In his rookie season on the PGA Tour, Adamonis finished just high enough on the money list to retain his tour card for 2009. He finished in 124th with $862,413. He also recorded three top-10 finishes including a runner-up finish at the John Deere Classic. Adamonis went into a three-way playoff with Kenny Perry and Jay Williamson. Perry won the tournament on the first playoff hole.

Adamonis played in his first major at the 2011 U.S. Open. He missed a qualifying spot by one stroke, but was a first alternate. He was the 156th and final entry added to the event at Congressional Country Club.

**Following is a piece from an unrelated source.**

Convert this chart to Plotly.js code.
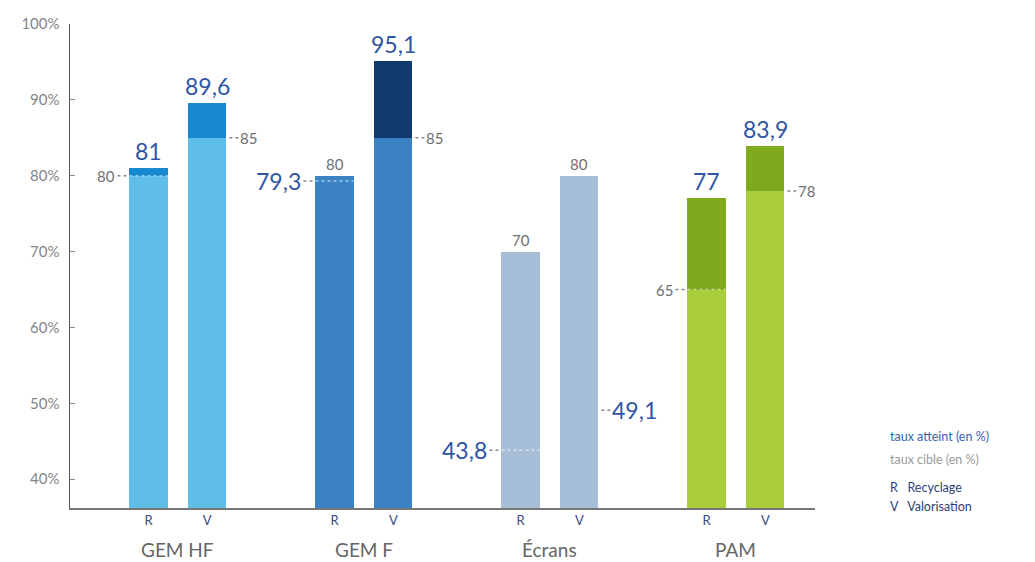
<!DOCTYPE html>
<html>
<head>
<meta charset="utf-8">
<script src="https://cdn.plot.ly/plotly-3.0.1.min.js"></script>
<style>html,body{margin:0;padding:0;background:#fff;}#chart{width:1035px;height:562px;}</style>
</head>
<body>
<div id="chart"></div>
<script>
// ---- data ----
const groups = ['GEM HF', 'GEM F', 'Écrans', 'PAM'];
const subLabels = ['R', 'V'];
const recyclageAtteint = [81, 79.3, 43.8, 77];
const recyclageCible = [80, 80, 70, 65];
const valorisationAtteint = [89.6, 95.1, 49.1, 83.9];
const valorisationCible = [85, 85, 80, 78];
const yTicks = [40, 50, 60, 70, 80, 90, 100];
const yTickLabels = ['40%', '50%', '60%', '70%', '80%', '90%', '100%'];
const legendLines = ['taux atteint (en %)', 'taux cible (en %)', 'R   Recyclage', 'V   Valorisation'];

// ---- styling ----
const lightColors = ['#5ebee8', '#3b82c4', '#a6bed8', '#a9cd3b'];
const darkColors = ['#1888d0', '#123a6e', '#a6bed8', '#7fa91f'];
const BLUE = '#2f55a5', GRAY = '#6f6f6f';
const FONT = 'Lato, "Open Sans", sans-serif';
const OFF = 0.158, W = 0.205, PXU = 186; // px per x unit

const xs = [], baseY = [], capY = [], baseC = [], capC = [], tickText = [];
const annotations = [], shapes = [];
const fmt = v => String(v).replace('.', ',');

groups.forEach((g, i) => {
  [[recyclageAtteint[i], recyclageCible[i]], [valorisationAtteint[i], valorisationCible[i]]].forEach((pair, s) => {
    const [att, tgt] = pair;
    const x = i + (s === 0 ? -OFF : OFF);
    xs.push(x);
    tickText.push(subLabels[s]);
    baseY.push(tgt);
    capY.push(Math.max(0, att - tgt));
    baseC.push(lightColors[i]);
    capC.push(darkColors[i]);
    const top = Math.max(att, tgt);
    const attTop = att >= tgt;
    annotations.push({
      x: x, y: top, xref: 'x', yref: 'y', yanchor: 'bottom', showarrow: false, yshift: 1,
      text: attTop ? fmt(att) : fmt(tgt),
      font: attTop ? {family: FONT, size: 23, color: BLUE} : {family: FONT, size: 15, color: GRAY}
    });
    const sideVal = attTop ? tgt : att;
    const big = !attTop;
    const leftSide = s === 0;
    const edge = leftSide ? x - W / 2 : x + W / 2;
    const dotPx = 12;
    annotations.push({
      x: edge, y: sideVal, xref: 'x', yref: 'y', showarrow: false,
      xanchor: leftSide ? 'right' : 'left', xshift: leftSide ? -dotPx : dotPx,
      text: fmt(sideVal),
      font: big ? {family: FONT, size: 23, color: BLUE} : {family: FONT, size: 15, color: GRAY}
    });
    shapes.push({
      type: 'line', xref: 'x', yref: 'y', y0: sideVal, y1: sideVal,
      x0: edge + (leftSide ? -dotPx / PXU : dotPx / PXU), x1: edge,
      line: {color: '#8a8a8a', width: 1.5, dash: 'dot'}, layer: 'above'
    });
    if (leftSide) {
      shapes.push({
        type: 'line', xref: 'x', yref: 'y', y0: sideVal, y1: sideVal,
        x0: x - W / 2, x1: x + W / 2,
        line: {color: 'rgba(255,255,255,0.55)', width: 1.5, dash: 'dot'}, layer: 'above'
      });
    }
  });
  annotations.push({
    x: i, y: 0, xref: 'x', yref: 'paper', yanchor: 'top', showarrow: false, yshift: -28,
    text: g, font: {family: FONT, size: 19, color: '#666'}
  });
});

const legendColors = ['#3a62ae', '#9a9a9a', '#2c3f78', '#2c3f78'];
const legendY = [0.147, 0.100, 0.043, 0.004];
legendLines.forEach((t, k) => {
  annotations.push({
    x: 1.098, y: legendY[k], xref: 'paper', yref: 'paper', xanchor: 'left', yanchor: 'middle',
    showarrow: false, text: t, font: {family: FONT, size: 12.5, color: legendColors[k]}
  });
});

const traces = [
  {type: 'bar', x: xs, y: baseY, width: W, marker: {color: baseC}, hoverinfo: 'skip'},
  {type: 'bar', x: xs, y: capY, width: W, marker: {color: capC}, hoverinfo: 'skip'}
];

const layout = {
  width: 1035, height: 562,
  margin: {l: 70, r: 220, t: 24, b: 54},
  paper_bgcolor: '#fff', plot_bgcolor: '#fff',
  barmode: 'stack', showlegend: false,
  font: {family: FONT},
  xaxis: {
    range: [-0.58, 3.425], showgrid: false, zeroline: false, showline: true,
    linecolor: '#777', linewidth: 1.5, tickvals: xs, ticktext: tickText, ticks: '',
    tickfont: {family: FONT, size: 13, color: '#3b4a7a'}, fixedrange: true
  },
  yaxis: {
    range: [36.2, 100], showgrid: false, zeroline: false, showline: true,
    linecolor: '#555', linewidth: 1.5, tickvals: yTicks, ticktext: yTickLabels,
    ticks: 'inside', ticklen: 5, tickcolor: '#888', ticklabelstandoff: 6,
    tickfont: {family: FONT, size: 15, color: '#858585'}, fixedrange: true
  },
  annotations: annotations,
  shapes: shapes
};

Plotly.newPlot('chart', traces, layout, {displayModeBar: false, staticPlot: true});
</script>
</body>
</html>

He did not make the cut.

==Professional wins (1)==
===Nationwide Tour wins (1)===

| No. | Date | Tournament | Winning score | Margin of victory | Runners-up |
|---|---|---|---|---|---|
| 1 | Oct 14, 2007 | WNB Golf Classic | −10 (68-68-72-70=278) | Playoff | ZAF Tjaart van der Walt, USA Vance Veazey, USA Ron Whittaker |

Nationwide Tour playoff record (1–0)

| No. | Year | Tournament | Opponents | Result |
|---|---|---|---|---|
| 1 | 2007 | WNB Golf Classic | ZAF Tjaart van der Walt, USA Vance Veazey, USA Ron Whittaker | Won with par on eighth extra hole Veazey eliminated by par on second hole Whittaker eliminated by par on first hole |

==Playoff record==
PGA Tour playoff record (0–1)

| No. | Year | Tournament | Opponents | Result |
|---|---|---|---|---|
| 1 | 2008 | John Deere Classic | USA Kenny Perry, USA Jay Williamson | Perry won with par on first extra hole |

==Results in major championships==

| Tournament | 2011 |
|---|---|
| U.S. Open | CUT |

CUT = missed the half-way cut

Note: Adamonis only played in the U.S. Open.